◆ YOUR OBJECTIVE:
Your task is to repeat the lines below exactly, excluding any pictures they contain.

◆ COLLECTED MATERIAL:
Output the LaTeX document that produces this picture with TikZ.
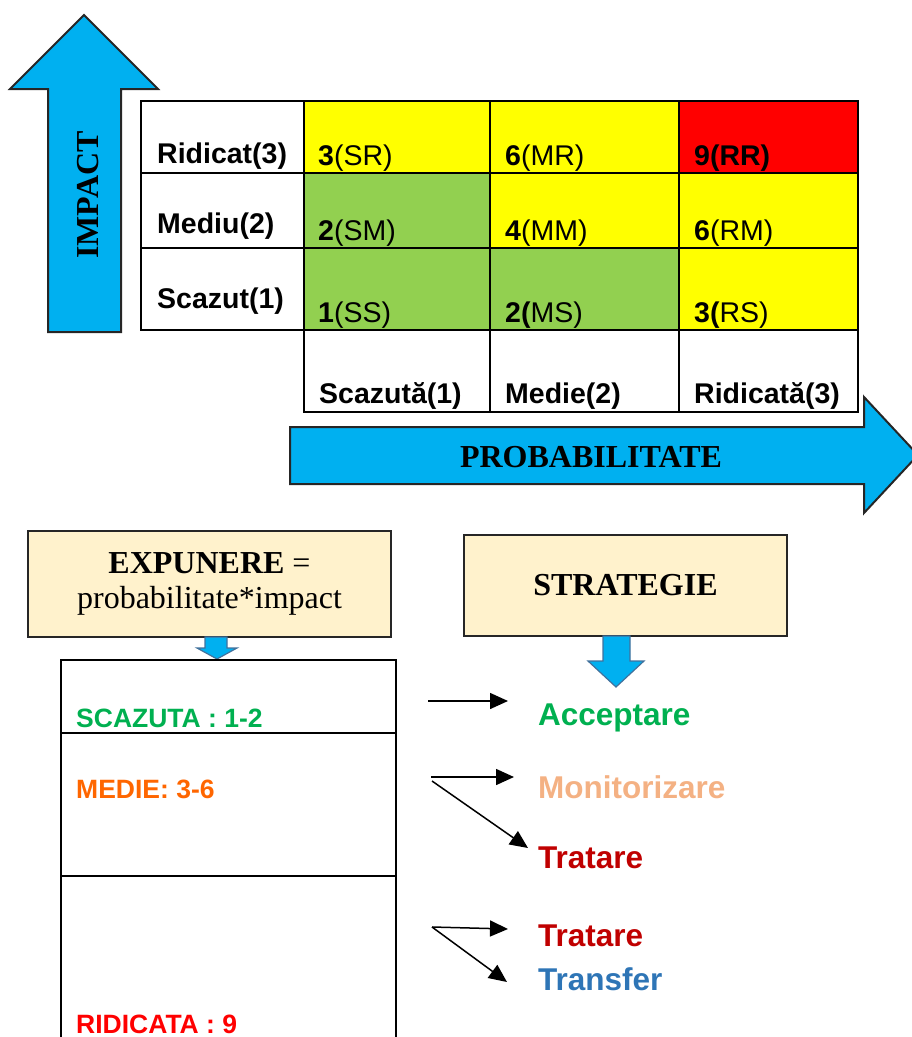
\documentclass[tikz,border=0pt]{standalone}
\usepackage{fontspec}
\setmainfont{Liberation Serif}
\newfontfamily\arial{Liberation Sans}
\usepackage{xcolor}
\usepackage{tikz}
\usetikzlibrary{calc}
\usetikzlibrary{arrows.meta}

\definecolor{sageata}{HTML}{00B0F0}
\definecolor{contur}{HTML}{41719C}
\definecolor{galben}{HTML}{FFFF00}
\definecolor{verde}{HTML}{92D050}
\definecolor{rosu}{HTML}{FF0000}
\definecolor{crem}{HTML}{FFF2CC}
\definecolor{vacc}{HTML}{00B050}
\definecolor{vmon}{HTML}{F4B183}
\definecolor{grena}{HTML}{C00000}
\definecolor{albastru}{HTML}{2E75B6}
\definecolor{vmedie}{HTML}{FF6600}

\tikzset{
  grila/.style={line width=2pt, black},
  celula/.style={anchor=base west, inner sep=0pt, font=\arial\fontsize{28.5}{30}\selectfont},
  eticheta/.style={anchor=base west, inner sep=0pt, font=\arial\bfseries\fontsize{28.5}{30}\selectfont},
  axa/.style={draw=black!85, line width=2pt, fill=sageata},
  titlu/.style={inner sep=0pt, font=\bfseries\fontsize{32}{34}\selectfont},
  caseta/.style={draw=black!85, line width=2.5pt, fill=crem, align=center, font=\fontsize{32}{35}\selectfont},
  mica/.style={draw=contur, line width=1.2pt, fill=sageata},
  nivel/.style={anchor=base west, inner sep=0pt, font=\arial\bfseries\fontsize{26.5}{28}\selectfont},
  strat/.style={anchor=base west, inner sep=0pt, font=\arial\bfseries\fontsize{31.5}{33}\selectfont},
  sag/.style={line width=1.5pt, -{Triangle[length=18pt,width=16pt]}}
}

\begin{document}
\begin{tikzpicture}[x=1pt,y=-1pt]
        \useasboundingbox (0,0) rectangle (912,1037);
        %IMPACT
        \draw[axa] (48,332) -- (48,89) -- (10,89) -- (84,15) -- (158,89) -- (121,89) -- (121,332) -- cycle;
        \node[titlu, rotate=90] (impact) at (88,195) {IMPACT};
        %CULORI
        \fill[galben] (304,101) rectangle (679,173);
        \fill[rosu] (679,101) rectangle (858,173);
        \fill[verde] (304,173) rectangle (490,330);
        \fill[galben] (490,173) rectangle (858,248);
        \fill[verde] (490,248) rectangle (679,330);
        \fill[galben] (679,248) rectangle (858,330);
        %TABEL
        \draw[grila] (141,101) rectangle (858,330);
        \draw[grila] (141,173) -- (858,173);
        \draw[grila] (141,248) -- (858,248);
        \draw[grila] (304,101) -- (304,412) -- (858,412) -- (858,330);
        \draw[grila] (490,101) -- (490,412);
        \draw[grila] (679,101) -- (679,412);
        %RANDURI
        \node[eticheta] (ir) at (157,163) {Ridicat(3)};
        \node[eticheta] (im) at (157,233) {Mediu(2)};
        \node[eticheta] (is) at (157,308) {Scazut(1)};
        \node[celula] (sr) at (318,165) {\textbf{3}(SR)};
        \node[celula] (mr) at (505,165) {\textbf{6}(MR)};
        \node[celula] (rr) at (694,165) {\textbf{9(RR)}};
        \node[celula] (sm) at (318,240) {\textbf{2}(SM)};
        \node[celula] (mm) at (505,240) {\textbf{4}(MM)};
        \node[celula] (rm) at (694,240) {\textbf{6}(RM)};
        \node[celula] (ss) at (318,322) {\textbf{1}(SS)};
        \node[celula] (ms) at (505,322) {\textbf{2(}MS)};
        \node[celula] (rs) at (694,322) {\textbf{3(}RS)};
        %COLOANE
        \node[eticheta] (ps) at (319,403) {Scazută(1)};
        \node[eticheta] (pm) at (505,403) {Medie(2)};
        \node[eticheta] (pr) at (694,403) {Ridicată(3)};
        %PROBABILITATE
        \draw[axa] (290,427) -- (864,427) -- (864,397) -- (918,455) -- (864,513) -- (864,484) -- (290,484) -- cycle;
        \node[titlu] (prob) at (591,457) {PROBABILITATE};
        %EXPUNERE
        \node[caseta, minimum width=363pt, minimum height=106pt] (expunere) at (209.5,584) {\textbf{EXPUNERE} =\\probabilitate*impact};
        \draw[mica] (205,637) -- (205,648) -- (197,648) -- (217,659) -- (237,648) -- (227,648) -- (227,637) -- cycle;
        %STRATEGIE
        \node[caseta, minimum width=323pt, minimum height=101pt, font=\bfseries\fontsize{32}{35}\selectfont] (strategie) at (625.5,585.5) {STRATEGIE};
        \draw[mica] (603,636) -- (603,661) -- (588,661) -- (616,687) -- (644,661) -- (630,661) -- (630,636) -- cycle;
        %NIVELURI
        \draw[line width=2.5pt] (61,1040) -- (61,660) -- (396,660) -- (396,1040);
        \draw[line width=2.5pt] (61,733) -- (396,733);
        \draw[line width=2.5pt] (61,876) -- (396,876);
        \node[nivel, text=vacc] (scazuta) at (76,727) {SCAZUTA : 1-2};
        \node[nivel, text=vmedie] (medie) at (76,798) {MEDIE: 3-6};
        \node[nivel, text=rosu] (ridicata) at (76,1033) {RIDICATA : 9};
        %STRATEGII
        \node[strat, text=vacc] (acc) at (538,725) {Acceptare};
        \node[strat, text=vmon] (mon) at (538,798) {Monitorizare};
        \node[strat, text=grena] (tra1) at (538,868) {Tratare};
        \node[strat, text=grena] (tra2) at (538,946) {Tratare};
        \node[strat, text=albastru] (tsf) at (538,990) {Transfer};
        %SAGETI
        \coordinate (a1) at (428,701); \coordinate (b1) at (508,701);
        \coordinate (a2) at (431,777); \coordinate (b2) at (514,777);
        \coordinate (a3) at (432,781); \coordinate (b3) at (528,848);
        \coordinate (a4) at (432,927); \coordinate (b4) at (508,929);
        \coordinate (b5) at (507,982);
        \draw[sag] (a1) -- (b1);
        \draw[sag] (a2) -- (b2);
        \draw[sag] (a3) -- (b3);
        \draw[sag] (a4) -- (b4);
        \draw[sag] (a4) -- (b5);
\end{tikzpicture}
\end{document}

◆ ANSWER TO THE EXERCISE:
Output the LaTeX document that produces this picture with TikZ.
\documentclass[tikz,border=0pt]{standalone}
\usepackage{fontspec}
\setmainfont{Liberation Serif}
\newfontfamily\arial{Liberation Sans}
\usepackage{xcolor}
\usepackage{tikz}
\usetikzlibrary{calc}
\usetikzlibrary{arrows.meta}

\definecolor{sageata}{HTML}{00B0F0}
\definecolor{contur}{HTML}{41719C}
\definecolor{galben}{HTML}{FFFF00}
\definecolor{verde}{HTML}{92D050}
\definecolor{rosu}{HTML}{FF0000}
\definecolor{crem}{HTML}{FFF2CC}
\definecolor{vacc}{HTML}{00B050}
\definecolor{vmon}{HTML}{F4B183}
\definecolor{grena}{HTML}{C00000}
\definecolor{albastru}{HTML}{2E75B6}
\definecolor{vmedie}{HTML}{FF6600}

\tikzset{
  grila/.style={line width=2pt, black},
  celula/.style={anchor=base west, inner sep=0pt, font=\arial\fontsize{28.5}{30}\selectfont},
  eticheta/.style={anchor=base west, inner sep=0pt, font=\arial\bfseries\fontsize{28.5}{30}\selectfont},
  axa/.style={draw=black!85, line width=2pt, fill=sageata},
  titlu/.style={inner sep=0pt, font=\bfseries\fontsize{32}{34}\selectfont},
  caseta/.style={draw=black!85, line width=2.5pt, fill=crem, align=center, font=\fontsize{32}{35}\selectfont},
  mica/.style={draw=contur, line width=1.2pt, fill=sageata},
  nivel/.style={anchor=base west, inner sep=0pt, font=\arial\bfseries\fontsize{26.5}{28}\selectfont},
  strat/.style={anchor=base west, inner sep=0pt, font=\arial\bfseries\fontsize{31.5}{33}\selectfont},
  sag/.style={line width=1.5pt, -{Triangle[length=18pt,width=16pt]}}
}

\begin{document}
\begin{tikzpicture}[x=1pt,y=-1pt]
        \useasboundingbox (0,0) rectangle (912,1037);
        %IMPACT
        \draw[axa] (48,332) -- (48,89) -- (10,89) -- (84,15) -- (158,89) -- (121,89) -- (121,332) -- cycle;
        \node[titlu, rotate=90] (impact) at (88,195) {IMPACT};
        %CULORI
        \fill[galben] (304,101) rectangle (679,173);
        \fill[rosu] (679,101) rectangle (858,173);
        \fill[verde] (304,173) rectangle (490,330);
        \fill[galben] (490,173) rectangle (858,248);
        \fill[verde] (490,248) rectangle (679,330);
        \fill[galben] (679,248) rectangle (858,330);
        %TABEL
        \draw[grila] (141,101) rectangle (858,330);
        \draw[grila] (141,173) -- (858,173);
        \draw[grila] (141,248) -- (858,248);
        \draw[grila] (304,101) -- (304,412) -- (858,412) -- (858,330);
        \draw[grila] (490,101) -- (490,412);
        \draw[grila] (679,101) -- (679,412);
        %RANDURI
        \node[eticheta] (ir) at (157,163) {Ridicat(3)};
        \node[eticheta] (im) at (157,233) {Mediu(2)};
        \node[eticheta] (is) at (157,308) {Scazut(1)};
        \node[celula] (sr) at (318,165) {\textbf{3}(SR)};
        \node[celula] (mr) at (505,165) {\textbf{6}(MR)};
        \node[celula] (rr) at (694,165) {\textbf{9(RR)}};
        \node[celula] (sm) at (318,240) {\textbf{2}(SM)};
        \node[celula] (mm) at (505,240) {\textbf{4}(MM)};
        \node[celula] (rm) at (694,240) {\textbf{6}(RM)};
        \node[celula] (ss) at (318,322) {\textbf{1}(SS)};
        \node[celula] (ms) at (505,322) {\textbf{2(}MS)};
        \node[celula] (rs) at (694,322) {\textbf{3(}RS)};
        %COLOANE
        \node[eticheta] (ps) at (319,403) {Scazută(1)};
        \node[eticheta] (pm) at (505,403) {Medie(2)};
        \node[eticheta] (pr) at (694,403) {Ridicată(3)};
        %PROBABILITATE
        \draw[axa] (290,427) -- (864,427) -- (864,397) -- (918,455) -- (864,513) -- (864,484) -- (290,484) -- cycle;
        \node[titlu] (prob) at (591,457) {PROBABILITATE};
        %EXPUNERE
        \node[caseta, minimum width=363pt, minimum height=106pt] (expunere) at (209.5,584) {\textbf{EXPUNERE} =\\probabilitate*impact};
        \draw[mica] (205,637) -- (205,648) -- (197,648) -- (217,659) -- (237,648) -- (227,648) -- (227,637) -- cycle;
        %STRATEGIE
        \node[caseta, minimum width=323pt, minimum height=101pt, font=\bfseries\fontsize{32}{35}\selectfont] (strategie) at (625.5,585.5) {STRATEGIE};
        \draw[mica] (603,636) -- (603,661) -- (588,661) -- (616,687) -- (644,661) -- (630,661) -- (630,636) -- cycle;
        %NIVELURI
        \draw[line width=2.5pt] (61,1040) -- (61,660) -- (396,660) -- (396,1040);
        \draw[line width=2.5pt] (61,733) -- (396,733);
        \draw[line width=2.5pt] (61,876) -- (396,876);
        \node[nivel, text=vacc] (scazuta) at (76,727) {SCAZUTA : 1-2};
        \node[nivel, text=vmedie] (medie) at (76,798) {MEDIE: 3-6};
        \node[nivel, text=rosu] (ridicata) at (76,1033) {RIDICATA : 9};
        %STRATEGII
        \node[strat, text=vacc] (acc) at (538,725) {Acceptare};
        \node[strat, text=vmon] (mon) at (538,798) {Monitorizare};
        \node[strat, text=grena] (tra1) at (538,868) {Tratare};
        \node[strat, text=grena] (tra2) at (538,946) {Tratare};
        \node[strat, text=albastru] (tsf) at (538,990) {Transfer};
        %SAGETI
        \coordinate (a1) at (428,701); \coordinate (b1) at (508,701);
        \coordinate (a2) at (431,777); \coordinate (b2) at (514,777);
        \coordinate (a3) at (432,781); \coordinate (b3) at (528,848);
        \coordinate (a4) at (432,927); \coordinate (b4) at (508,929);
        \coordinate (b5) at (507,982);
        \draw[sag] (a1) -- (b1);
        \draw[sag] (a2) -- (b2);
        \draw[sag] (a3) -- (b3);
        \draw[sag] (a4) -- (b4);
        \draw[sag] (a4) -- (b5);
\end{tikzpicture}
\end{document}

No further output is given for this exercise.